Americans have a hard time writing moms. I’ll get a script and everything’s really great, everything’s well-drawn, but the mom is like this character, like stock footage, they go and get that out. They plug it in, this idea of “mother.” You could lift moms out of any script, no matter what the culture, what the neighborhood, what the economic status, even if it’s a period mom, and you could switch them around, and they’d be the same person. I think it’s because most people don’t really have a human idea, a specific life that they attach to who their mother was. Their mother was there for them, so it either gets deified, or the opposite. That Mommie Dearest kind of thing. We love them or we don’t, or we rebel, but we can’t see who they are. That they are a person in life with taste, with sexuality, with opinions, who is pissy also, who has a right to not be the big tit for you every time you want something. And then we leave, and we go off to college or off into the world to work—you really appreciate your mom then. But there’s that big chunk when you don’t know your mom’s faults, desires, wishes, distastes.

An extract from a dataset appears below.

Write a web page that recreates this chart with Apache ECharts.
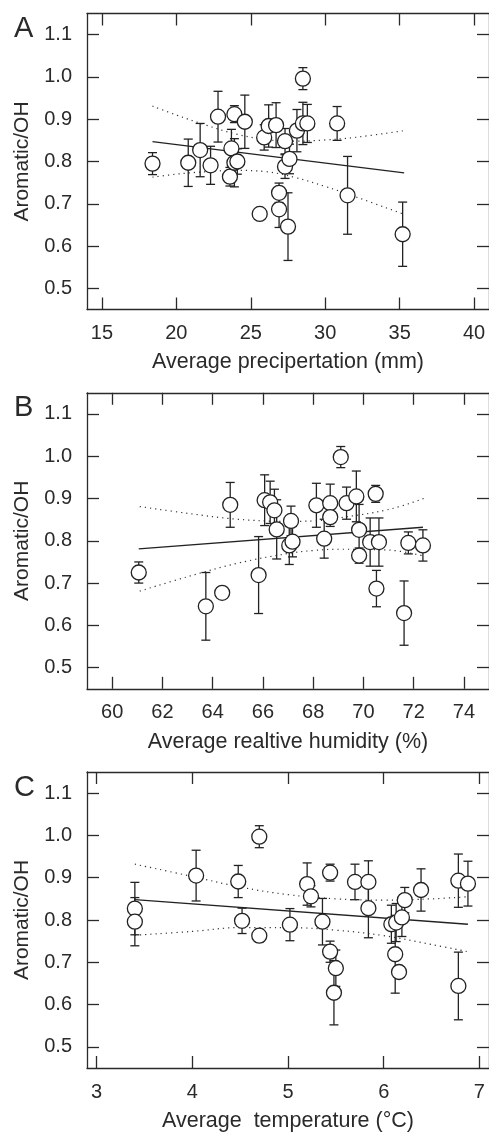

my very favorite part: That they are a person in life with taste, with sexuality, with opinions, who is pissy also, who has a right to not be the big tit for you every time you want something.
in an old post on my other blog ChurchGal (currently on hiatus) i wrote that i thought my mom was happier when she went back to work and came to this realization while watching her during work parties (she'd take us with her because there was no babysitter and dad worked the nightshift.) i saw a different Mom at those parties. well, some commenter went batshit, offended that i could say my mother had an interior life that was about more than caregiving.
if anyone responds to this post, i don't want this to turn into a 'good mommy' v. 'bad mommy' thing; i want us to start seeing motherhood, and talking about motherhood, in all its multiplicity.
and this, from a woman who will never be a mother.
PS: Dear film people - give Woodard more play!